L'ampleur et l'élégance de son jeu doivent aussi, il ne faut pas le nier, au merveilleux instrument qu'il a la chance de posséder : un David Tecchler de 1711 qui, chose rare, lui appartient ou du moins appartient à sa famille. Le père d'Edgar étant antiquaire, il a eu l'occasion d'acheter et de faire restaurer cette pièce rare du luthier autrichien, qui après avoir vécu à Salzbourg, travailla aussi à Venise et à Rome où il se rendit célèbre pour ses violoncelles remarquables. Peu d'instrumentistes ont la chance, surtout à 20 ans (en fait il le joue depuis le concours Rostropovitch gagné en 2009), d'avoir une pareille merveille.
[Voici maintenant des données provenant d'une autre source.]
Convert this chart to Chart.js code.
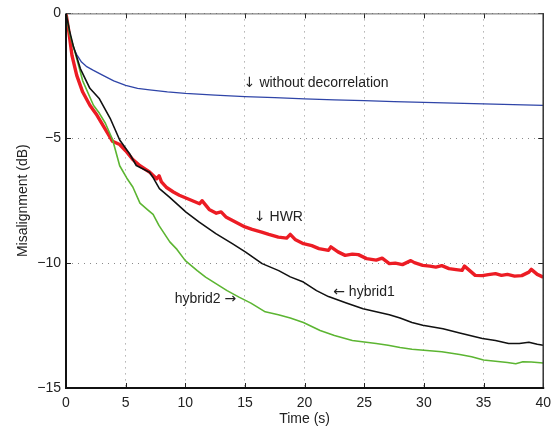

Un drôle de phénomène que de voir cet enfant tenir sous le charme une assemblée de mélomanes chenus, un peu "revenus" de tout et ayant, souvent, entendu tous les disques, comme d'autres ont, en leur temps, lu tous les livres. Il vous prend, à écouter ainsi ces tout jeunes artistes, des états d'âme sur la vie que mènent ces enfants surdoués. Pas forcément privés de jeunesse mais pour le moins soumis à une discipline de fer, des heures de gammes et de travail ingrat et répétitif, la pression permanente des concours, le stress impitoyable de la compétition; les attentes exigeantes de l'entourage... tout cela pour exercer un métier ingrat, courir de pays en sous préfecture, logeant de-ci, de-là, supportant des publics divers, pas toujours très attentifs, plus ou moins mélomanes et n'appréciant pas forcément à sa juste valeur l'étendue de votre talent. Quel mérite alors de donner, comme le fit Edgar Moreau tant à Royan qu'à Saint Léon, le meilleur de soi-même... Juges-en en écoutant l'émission de France Musique le concert de midi : écoutez cet archet, puissant, précis et tellement convaincant ! Un vrai plaisir... Pourvu que sa carrière soit bien menée, pourvu qu'il soit porté par un entourage aimant et attentif pour affronter cette vie difficile de soliste ou de chambriste (un sacerdoce parfois !!), pourvu qu'il soit encore longtemps jeune, généreux et heureux de jouer pour nous.